Material and spray process selection are the key factors in the tailoring of thermal sprayed coatings for demanding industrial applications. In this study, four commercial Cr₃C₂-based feedstock materials were sprayed with gas-fuelled high-velocity oxygen-fuel (HVOF) and modern high-velocity air-fuel (HVAF) spray processes. Two materials with standard Cr₃C₂–25NiCr composition (porous and dense), a Cr₃C₂–50NiCrMoNb and Cr₃C₂–37WC–18NiCoCr materials were sprayed in addition to the reference WC-10Co4Cr material. The Cr₃C₂–50NiCrMoNb had a higher content of the Ni-based metal matrix compared to standard Cr₃C₂–25NiCr composition for added corrosion resistance, while the Cr₃C₂–37WC–18NiCoCr material contained additional tungsten carbide (WC) particles to improve the wear resistance.

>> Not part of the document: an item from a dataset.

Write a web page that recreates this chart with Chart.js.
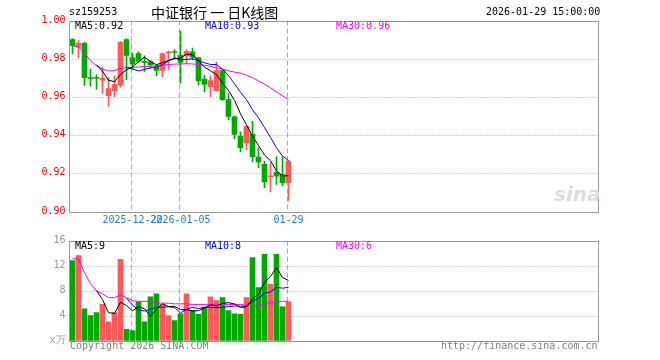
<!DOCTYPE html>
<html>
<head>
<meta charset="utf-8">
<script src="https://cdn.jsdelivr.net/npm/chart.js@4.4.1/dist/chart.umd.min.js"></script>
<style>
body{margin:0;background:#fff;width:660px;height:360px;position:relative;overflow:hidden;font-family:'DejaVu Sans Mono',monospace;font-size:10px}
canvas{position:absolute;left:0}
#kc{top:0}
#vc{top:230px}
.t{position:absolute;white-space:nowrap;line-height:12px}
</style>
</head>
<body>
<canvas id="kc" width="660" height="230"></canvas>
<canvas id="vc" width="660" height="130"></canvas>

<div class="t" style="left:69px;top:6px;color:#000">sz159253</div>
<div class="t" style="left:151px;top:3px;font-family:'Noto Sans CJK SC';font-size:14px;line-height:18px;color:#000">中证银行 一 日K线图</div>
<div class="t" style="left:486px;top:6px;color:#000">2026-01-29 15:00:00</div>

<div class="t" style="left:75px;top:20px;color:#000">MA5:0.92</div>
<div class="t" style="left:205px;top:20px;color:#0000ee">MA10:0.93</div>
<div class="t" style="left:336px;top:20px;color:#ff00ff">MA30:0.96</div>

<div class="t" style="left:75px;top:240px;color:#000">MA5:9</div>
<div class="t" style="left:205px;top:240px;color:#0000ee">MA10:8</div>
<div class="t" style="left:336px;top:240px;color:#ff00ff">MA30:6</div>

<div class="t" style="left:70px;top:340px;color:#808080">Copyright 2026 SINA.COM</div>
<div class="t" style="left:441px;top:340px;color:#808080">http://finance.sina.com.cn</div>

<div class="t" style="left:554px;top:183px;font-family:'DejaVu Sans';font-style:italic;font-weight:bold;font-size:20px;line-height:22px;color:#e2dcdc">sina</div>

<script>
// trading days shown
const dates = ['2025-12-08','2025-12-09','2025-12-10','2025-12-11','2025-12-12','2025-12-15','2025-12-16','2025-12-17','2025-12-18','2025-12-19',
  '2025-12-22','2025-12-23','2025-12-24','2025-12-25','2025-12-26','2025-12-29','2025-12-30','2025-12-31',
  '2026-01-05','2026-01-06','2026-01-07','2026-01-08','2026-01-09','2026-01-12','2026-01-13','2026-01-14','2026-01-15','2026-01-16',
  '2026-01-19','2026-01-20','2026-01-21','2026-01-22','2026-01-23','2026-01-26','2026-01-27','2026-01-28','2026-01-29'];

const open  = [0.990,0.986,0.988,0.970,0.9702,0.9687,0.9605,0.9632,0.966,0.990,0.9805,0.9826,0.9785,0.9784,0.9758,0.9738,0.983,0.9836,0.9817,
  0.9814,0.9836,0.9805,0.9693,0.9653,0.9632,0.9737,0.9585,0.9494,0.9393,0.9358,0.9402,0.9283,0.9245,0.918,0.9204,0.9192,0.9149];
const high  = [0.9905,0.9894,0.9886,0.9745,0.9715,0.9755,0.970,0.971,0.989,0.9905,0.983,0.9835,0.9815,0.979,0.977,0.983,0.984,0.9847,0.9945,
  0.9847,0.9855,0.9805,0.9712,0.971,0.9782,0.974,0.9616,0.950,0.9415,0.9448,0.9471,0.9332,0.9262,0.9253,0.9285,0.9285,0.9265];
const low   = [0.9824,0.9803,0.9659,0.9655,0.964,0.9617,0.955,0.960,0.965,0.969,0.9746,0.978,0.9733,0.975,0.971,0.9705,0.974,0.9798,0.967,
  0.9773,0.9794,0.9662,0.9625,0.960,0.963,0.958,0.948,0.938,0.931,0.932,0.9257,0.9227,0.9123,0.910,0.914,0.9131,0.9056];
const close = [0.9868,0.988,0.970,0.9695,0.9697,0.9697,0.9642,0.9663,0.9885,0.9817,0.9772,0.9785,0.978,0.9767,0.9738,0.9827,0.9836,0.9832,0.978,
  0.9838,0.9808,0.9684,0.9665,0.9684,0.9737,0.9585,0.9496,0.9402,0.9332,0.9445,0.9285,0.9257,0.9152,0.918,0.9183,0.9149,0.9262];

const ma5  = [null,null,null,null,0.9768,0.9734,0.9686,0.9679,0.9717,0.9741,0.9756,0.9784,0.9808,0.9784,0.9768,0.9779,0.9790,0.9800,0.9803,
  0.9823,0.9819,0.9788,0.9755,0.9736,0.9716,0.9671,0.9633,0.9581,0.9510,0.9452,0.9392,0.9344,0.9294,0.9264,0.9211,0.9184,0.9185];
const ma10 = [null,null,null,null,null,null,null,null,null,0.9754,0.9745,0.9735,0.9743,0.9751,0.9755,0.9768,0.9787,0.9804,0.9793,
  0.9796,0.9799,0.9789,0.9778,0.9769,0.9769,0.9745,0.9711,0.9668,0.9623,0.9584,0.9532,0.9489,0.9438,0.9387,0.9332,0.9288,0.9265];
const ma30 = [0.9868,0.9862,0.9830,0.9790,0.9762,0.9745,0.9735,0.9737,0.9748,0.9752,0.9754,0.9756,0.9758,0.9760,0.9763,0.9766,0.9768,0.9771,0.9772,
  0.9773,0.9772,0.9769,0.9765,0.9759,0.9752,0.9746,0.9736,0.9729,0.9724,0.9713,0.9700,0.9683,0.9666,0.9647,0.9625,0.9605,0.9585];

// volume, in 万
const vol   = [12.8,13.6,5.1,4.0,4.5,5.8,3.0,4.5,13.0,1.8,1.6,6.2,3.0,7.0,7.5,5.8,4.0,3.2,4.3,7.5,4.8,4.2,5.3,7.0,6.4,6.9,4.8,4.3,4.2,6.9,
  13.3,8.5,13.8,9.0,13.8,5.4,6.2];
const vma5  = [null,null,null,null,8.00,6.60,4.48,4.36,6.16,5.62,4.78,5.42,5.12,3.92,5.06,5.90,5.46,5.50,4.96,4.96,4.76,4.80,5.22,5.76,5.54,
  5.96,6.08,5.88,5.32,5.42,6.70,7.44,9.34,10.30,11.68,10.10,9.64];
const vma10 = [null,null,null,null,null,null,null,null,null,6.81,5.69,4.95,4.74,5.04,5.34,5.34,5.44,5.31,4.44,5.01,5.33,5.13,5.36,5.36,5.25,
  5.36,5.44,5.55,5.54,5.48,6.33,6.76,7.61,7.81,8.55,8.40,8.54];
const vma30 = [13.1,13.1,10.9,9.1,8.0,7.5,6.9,6.9,7.3,6.9,6.4,6.3,6.3,6.2,6.1,6.0,6.0,5.9,5.9,5.9,5.8,5.8,5.8,5.8,5.8,5.8,5.8,5.8,5.8,5.7,
  5.6,5.7,5.9,6.1,6.2,6.3,6.3];

const tickIdx    = [10, 18, 36];
const tickLabels = ['2025-12-22', '2026-01-05', '01-29'];
const priceTicks = [0.90, 0.92, 0.94, 0.96, 0.98, 1.00];
const volTicks   = [0, 4, 8, 12, 16];

const UP = '#ff5a5a', DOWN = '#00a800';
const colors = close.map((c, i) => c >= open[i] ? UP : DOWN);
const font = { family: 'DejaVu Sans Mono', size: 10 };

const LEFT = 69.5, RIGHT = 598, SLOT = 6;
const xMax = -0.5 + (RIGHT - LEFT) / SLOT;

function pts(arr) { return arr.map((v, i) => ({ x: i, y: v })); }

function maLine(arr, color) {
  return { type: 'line', data: pts(arr), borderColor: color, borderWidth: 1, pointRadius: 0, tension: 0, order: 0 };
}

// box, dotted rows and dashed date columns
const frame = {
  id: 'frame',
  beforeDatasetsDraw(chart, args, opts) {
    const { ctx, chartArea: a, scales: { x, y } } = chart;
    ctx.save();
    ctx.strokeStyle = '#aaa';
    ctx.lineWidth = 1;
    ctx.setLineDash([1, 2]);
    opts.rows.forEach(v => {
      const py = Math.round(y.getPixelForValue(v)) + 0.5;
      ctx.beginPath(); ctx.moveTo(a.left, py); ctx.lineTo(a.right, py); ctx.stroke();
    });
    ctx.setLineDash([5, 3]);
    tickIdx.forEach(i => {
      const px = Math.round(x.getPixelForValue(i)) - 1.5;
      ctx.beginPath(); ctx.moveTo(px, a.top); ctx.lineTo(px, a.bottom); ctx.stroke();
    });
    ctx.restore();
  },
  afterDatasetsDraw(chart) {
    const { ctx, chartArea: a } = chart;
    ctx.save();
    ctx.strokeStyle = '#999';
    ctx.lineWidth = 1;
    ctx.strokeRect(Math.round(a.left) - 0.5, Math.round(a.top) + 0.5, Math.round(a.right - a.left), Math.round(a.bottom - a.top));
    ctx.restore();
  }
};

const Kconfig = {
  type: 'bar',
  data: {
    datasets: [
      maLine(ma5, '#000000'),
      maLine(ma10, '#0000ff'),
      maLine(ma30, '#ff00ff'),
      { type: 'bar', data: open.map((o, i) => ({ x: i, y: [o, close[i]] })), backgroundColor: colors,
        barThickness: 5, minBarLength: 1, grouped: false, order: 1 },
      { type: 'bar', data: low.map((l, i) => ({ x: i, y: [l, high[i]] })), backgroundColor: colors,
        barThickness: 1, grouped: false, order: 2 }
    ]
  },
  options: {
    responsive: false,
    animation: false,
    layout: { padding: { left: 0, right: 660 - RIGHT, top: 20.5, bottom: 0 } },
    plugins: { legend: { display: false }, tooltip: { enabled: false }, frame: { rows: [0.92, 0.94, 0.96, 0.98] } },
    scales: {
      x: {
        type: 'linear', min: -0.5, max: xMax, offset: false,
        grid: { display: false, drawTicks: false }, border: { display: false },
        afterBuildTicks: s => { s.ticks = tickIdx.map(v => ({ value: v })); },
        ticks: { autoSkip: false, maxRotation: 0, padding: 3, color: '#1a7fd6', font: font,
          callback: (v, i) => tickLabels[i] },
        afterFit: s => { s.height = 19; }
      },
      y: {
        min: 0.90, max: 1.00,
        grid: { display: false, drawTicks: false }, border: { display: false },
        afterBuildTicks: s => { s.ticks = priceTicks.map(v => ({ value: v })); },
        ticks: { padding: 4, color: '#ff0000', font: font, callback: v => v.toFixed(2) },
        afterFit: s => { s.width = LEFT; }
      }
    }
  },
  plugins: [frame]
};

const Vconfig = {
  type: 'bar',
  data: {
    datasets: [
      maLine(vma5, '#000000'),
      maLine(vma10, '#0000ff'),
      maLine(vma30, '#ff00ff'),
      { type: 'bar', data: pts(vol), backgroundColor: colors, barThickness: 5, grouped: false, order: 1 }
    ]
  },
  options: {
    responsive: false,
    animation: false,
    layout: { padding: { left: 0, right: 660 - RIGHT, top: 10.7, bottom: 19.3 } },
    plugins: { legend: { display: false }, tooltip: { enabled: false }, frame: { rows: [4, 8, 12] } },
    scales: {
      x: { type: 'linear', min: -0.5, max: xMax, offset: false, display: false,
        afterBuildTicks: s => { s.ticks = tickIdx.map(v => ({ value: v })); } },
      y: {
        min: 0, max: 16,
        grid: { display: false, drawTicks: false }, border: { display: false },
        afterBuildTicks: s => { s.ticks = volTicks.map(v => ({ value: v })); },
        ticks: { padding: 4, color: '#999', font: font, callback: v => v === 0 ? 'x万' : String(v) },
        afterFit: s => { s.width = LEFT; }
      }
    }
  },
  plugins: [frame]
};

var KChart = new Chart(document.getElementById('kc'), Kconfig);
var VChart = new Chart(document.getElementById('vc'), Vconfig);
</script>
</body>
</html>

In abrasion and dry particle erosion, the Cr₃C₂–50NiCrMoNb coatings showed a higher degree of plastic deformation and increased material loss, whereas the Cr₃C₂–37WC–18NiCoCr coating had wear resistance between the standard Cr₃C₂–25NiCr and reference WC-10Co4Cr coatings. In cavitation erosion, the lower carbide content of Cr₃C₂–50NiCrMoNb coatings turned out to improve the resistance against fatigue wear due to higher fracture toughness. Overall, the HVAF sprayed coatings had higher elastic modulus, higher fracture toughness, equal or higher abrasion and erosion resistance, and higher cavitation erosion resistance compared to the HVOF sprayed counterparts.